**Your objective:** For the copy, please give all of the data again exactly and leave the pictures out.

**Collected data:**
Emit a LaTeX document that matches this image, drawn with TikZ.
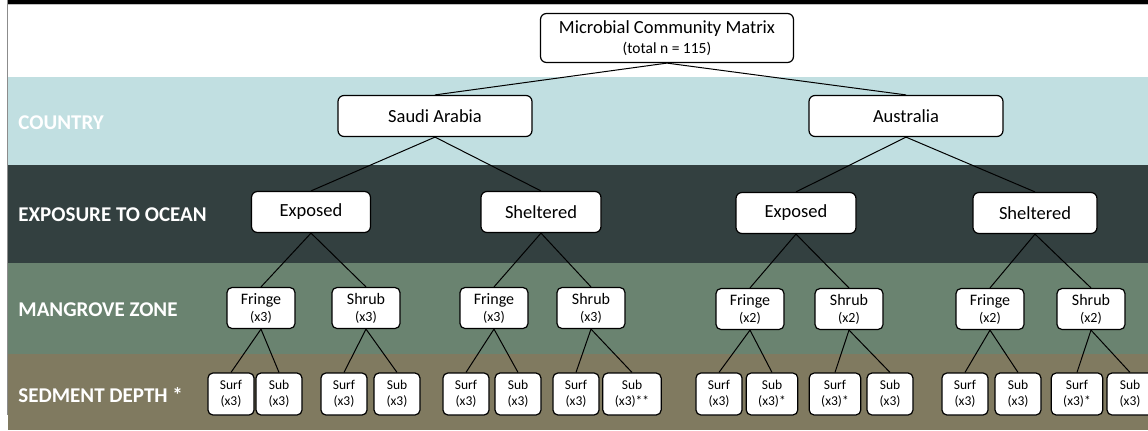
\documentclass[tikz,border=0pt]{standalone}
\usepackage{fontspec}
\setmainfont{Carlito}
\definecolor{bandcountry}{RGB}{193,223,225}
\definecolor{bandexposure}{RGB}{51,64,64}
\definecolor{bandzone}{RGB}{106,131,112}
\definecolor{banddepth}{RGB}{128,122,96}
\newcommand{\reps}[1]{{\fontsize{7}{8.5}\selectfont #1}}

\begin{document}
\begin{tikzpicture}[x=0.5pt, y=-0.5pt,
      box/.style={draw, fill=white, line width=0.6pt, align=center, inner sep=1pt},
      rootbox/.style={box, rounded corners=3pt, minimum width=126.5pt, minimum height=24.5pt, font=\fontsize{9.25}{10}\selectfont},
      lvlbox/.style={box, rounded corners=3pt, minimum height=20.5pt, font=\fontsize{9.25}{11}\selectfont},
      zonebox/.style={box, rounded corners=2.5pt, minimum width=34pt, minimum height=20.5pt, font=\fontsize{8}{8.5}\selectfont},
      depthbox/.style={box, rounded corners=2.5pt, inner xsep=6pt, minimum width=23pt, minimum height=21pt, font=\fontsize{6.75}{8}\selectfont},
      bandlabel/.style={anchor=west, inner sep=0pt, text=white, font=\bfseries\fontsize{10.5}{12}\selectfont},
      link/.style={draw=black, line width=0.5pt}
    ]
      \useasboundingbox (0,0) rectangle (1148,430);
      \clip (0,0) rectangle (1148,430);

      % Background bands
      \fill[white] (0,0) rectangle (1148,430);
      \fill[black] (8,0) rectangle (1148,4);
      \fill[black!25] (8,4) rectangle (1148,5);
      \fill[bandcountry] (8,77) rectangle (1148,165);
      \fill[bandexposure] (8,165) rectangle (1148,263);
      \fill[bandzone] (8,263) rectangle (1148,354);
      \fill[banddepth] (8,354) rectangle (1148,430);
      \fill[black!45] (6.5,0) rectangle (8,415);

      % Band labels
      \node[bandlabel] (lblcountry) at (18,123) {COUNTRY};
      \node[bandlabel] (lblexposure) at (18,215) {EXPOSURE TO OCEAN};
      \node[bandlabel] (lblzone) at (18,310) {MANGROVE ZONE};
      \node[bandlabel] (lbldepth) at (18,395) {SEDMENT DEPTH *};

      % Root
      \node[rootbox] (root) at (667,38) {Microbial Community Matrix\\{\fontsize{7.75}{9}\selectfont (total n = 115)}};

      % Country
      \node[lvlbox, minimum width=97pt] (sa) at (435,116) {Saudi Arabia};
      \node[lvlbox, minimum width=97pt] (au) at (906,116) {Australia};

      % Exposure to ocean
      \node[lvlbox, minimum width=59.5pt] (saexp) at (311,212) {Exposed};
      \node[lvlbox, minimum width=60pt] (sashel) at (541,212) {Sheltered};
      \node[lvlbox, minimum width=60pt] (auexp) at (796,213) {Exposed};
      \node[lvlbox, minimum width=62pt] (aushel) at (1035,213) {Sheltered};

      % Mangrove zone
      \node[zonebox] (saef) at (261,308) {Fringe\\\reps{(x3)}};
      \node[zonebox] (saes) at (366,308) {Shrub\\\reps{(x3)}};
      \node[zonebox] (sasf) at (494,308) {Fringe\\\reps{(x3)}};
      \node[zonebox] (sass) at (591,308) {Shrub\\\reps{(x3)}};
      \node[zonebox] (auef) at (750,309) {Fringe\\\reps{(x2)}};
      \node[zonebox] (aues) at (849,309) {Shrub\\\reps{(x2)}};
      \node[zonebox] (ausf) at (990,309) {Fringe\\\reps{(x2)}};
      \node[zonebox] (auss) at (1091,309) {Shrub\\\reps{(x2)}};

      % Sediment depth
      \node[depthbox] (saef-surf) at (231,394) {Surf\\(x3)};
      \node[depthbox] (saef-sub) at (279,394) {Sub\\(x3)};
      \node[depthbox] (saes-surf) at (344,394) {Surf\\(x3)};
      \node[depthbox] (saes-sub) at (397,394) {Sub\\(x3)};
      \node[depthbox] (sasf-surf) at (466,394) {Surf\\(x3)};
      \node[depthbox] (sasf-sub) at (518,394) {Sub\\(x3)};
      \node[depthbox] (sass-surf) at (576,394) {Surf\\(x3)};
      \node[depthbox] (sass-sub) at (632,394) {Sub\\(x3)**};
      \node[depthbox] (auef-surf) at (719,394) {Surf\\(x3)};
      \node[depthbox] (auef-sub) at (772,394) {Sub\\(x3)*};
      \node[depthbox] (aues-surf) at (835,394) {Surf\\(x3)*};
      \node[depthbox] (aues-sub) at (890,394) {Sub\\(x3)};
      \node[depthbox] (ausf-surf) at (965,394) {Surf\\(x3)};
      \node[depthbox] (ausf-sub) at (1018,394) {Sub\\(x3)};
      \node[depthbox] (auss-surf) at (1077,394) {Surf\\(x3)*};
      \node[depthbox] (auss-sub) at (1130,394) {Sub\\(x3)};

      % Connectors
      \foreach \up/\down in {root/sa, root/au, sa/saexp, sa/sashel, au/auexp, au/aushel,
          saexp/saef, saexp/saes, sashel/sasf, sashel/sass,
          auexp/auef, auexp/aues, aushel/ausf, aushel/auss}
        \draw[link] (\up.south) -- (\down.north);
      \foreach \z in {saef, saes, sasf, sass, auef, aues, ausf, auss} {
        \draw[link] (\z.south) -- (\z-surf.north);
        \draw[link] (\z.south) -- (\z-sub.north);
      }
    \end{tikzpicture}
\end{document}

**Solution:**
Emit a LaTeX document that matches this image, drawn with TikZ.
\documentclass[tikz,border=0pt]{standalone}
\usepackage{fontspec}
\setmainfont{Carlito}
\definecolor{bandcountry}{RGB}{193,223,225}
\definecolor{bandexposure}{RGB}{51,64,64}
\definecolor{bandzone}{RGB}{106,131,112}
\definecolor{banddepth}{RGB}{128,122,96}
\newcommand{\reps}[1]{{\fontsize{7}{8.5}\selectfont #1}}

\begin{document}
\begin{tikzpicture}[x=0.5pt, y=-0.5pt,
      box/.style={draw, fill=white, line width=0.6pt, align=center, inner sep=1pt},
      rootbox/.style={box, rounded corners=3pt, minimum width=126.5pt, minimum height=24.5pt, font=\fontsize{9.25}{10}\selectfont},
      lvlbox/.style={box, rounded corners=3pt, minimum height=20.5pt, font=\fontsize{9.25}{11}\selectfont},
      zonebox/.style={box, rounded corners=2.5pt, minimum width=34pt, minimum height=20.5pt, font=\fontsize{8}{8.5}\selectfont},
      depthbox/.style={box, rounded corners=2.5pt, inner xsep=6pt, minimum width=23pt, minimum height=21pt, font=\fontsize{6.75}{8}\selectfont},
      bandlabel/.style={anchor=west, inner sep=0pt, text=white, font=\bfseries\fontsize{10.5}{12}\selectfont},
      link/.style={draw=black, line width=0.5pt}
    ]
      \useasboundingbox (0,0) rectangle (1148,430);
      \clip (0,0) rectangle (1148,430);

      % Background bands
      \fill[white] (0,0) rectangle (1148,430);
      \fill[black] (8,0) rectangle (1148,4);
      \fill[black!25] (8,4) rectangle (1148,5);
      \fill[bandcountry] (8,77) rectangle (1148,165);
      \fill[bandexposure] (8,165) rectangle (1148,263);
      \fill[bandzone] (8,263) rectangle (1148,354);
      \fill[banddepth] (8,354) rectangle (1148,430);
      \fill[black!45] (6.5,0) rectangle (8,415);

      % Band labels
      \node[bandlabel] (lblcountry) at (18,123) {COUNTRY};
      \node[bandlabel] (lblexposure) at (18,215) {EXPOSURE TO OCEAN};
      \node[bandlabel] (lblzone) at (18,310) {MANGROVE ZONE};
      \node[bandlabel] (lbldepth) at (18,395) {SEDMENT DEPTH *};

      % Root
      \node[rootbox] (root) at (667,38) {Microbial Community Matrix\\{\fontsize{7.75}{9}\selectfont (total n = 115)}};

      % Country
      \node[lvlbox, minimum width=97pt] (sa) at (435,116) {Saudi Arabia};
      \node[lvlbox, minimum width=97pt] (au) at (906,116) {Australia};

      % Exposure to ocean
      \node[lvlbox, minimum width=59.5pt] (saexp) at (311,212) {Exposed};
      \node[lvlbox, minimum width=60pt] (sashel) at (541,212) {Sheltered};
      \node[lvlbox, minimum width=60pt] (auexp) at (796,213) {Exposed};
      \node[lvlbox, minimum width=62pt] (aushel) at (1035,213) {Sheltered};

      % Mangrove zone
      \node[zonebox] (saef) at (261,308) {Fringe\\\reps{(x3)}};
      \node[zonebox] (saes) at (366,308) {Shrub\\\reps{(x3)}};
      \node[zonebox] (sasf) at (494,308) {Fringe\\\reps{(x3)}};
      \node[zonebox] (sass) at (591,308) {Shrub\\\reps{(x3)}};
      \node[zonebox] (auef) at (750,309) {Fringe\\\reps{(x2)}};
      \node[zonebox] (aues) at (849,309) {Shrub\\\reps{(x2)}};
      \node[zonebox] (ausf) at (990,309) {Fringe\\\reps{(x2)}};
      \node[zonebox] (auss) at (1091,309) {Shrub\\\reps{(x2)}};

      % Sediment depth
      \node[depthbox] (saef-surf) at (231,394) {Surf\\(x3)};
      \node[depthbox] (saef-sub) at (279,394) {Sub\\(x3)};
      \node[depthbox] (saes-surf) at (344,394) {Surf\\(x3)};
      \node[depthbox] (saes-sub) at (397,394) {Sub\\(x3)};
      \node[depthbox] (sasf-surf) at (466,394) {Surf\\(x3)};
      \node[depthbox] (sasf-sub) at (518,394) {Sub\\(x3)};
      \node[depthbox] (sass-surf) at (576,394) {Surf\\(x3)};
      \node[depthbox] (sass-sub) at (632,394) {Sub\\(x3)**};
      \node[depthbox] (auef-surf) at (719,394) {Surf\\(x3)};
      \node[depthbox] (auef-sub) at (772,394) {Sub\\(x3)*};
      \node[depthbox] (aues-surf) at (835,394) {Surf\\(x3)*};
      \node[depthbox] (aues-sub) at (890,394) {Sub\\(x3)};
      \node[depthbox] (ausf-surf) at (965,394) {Surf\\(x3)};
      \node[depthbox] (ausf-sub) at (1018,394) {Sub\\(x3)};
      \node[depthbox] (auss-surf) at (1077,394) {Surf\\(x3)*};
      \node[depthbox] (auss-sub) at (1130,394) {Sub\\(x3)};

      % Connectors
      \foreach \up/\down in {root/sa, root/au, sa/saexp, sa/sashel, au/auexp, au/aushel,
          saexp/saef, saexp/saes, sashel/sasf, sashel/sass,
          auexp/auef, auexp/aues, aushel/ausf, aushel/auss}
        \draw[link] (\up.south) -- (\down.north);
      \foreach \z in {saef, saes, sasf, sass, auef, aues, ausf, auss} {
        \draw[link] (\z.south) -- (\z-surf.north);
        \draw[link] (\z.south) -- (\z-sub.north);
      }
    \end{tikzpicture}
\end{document}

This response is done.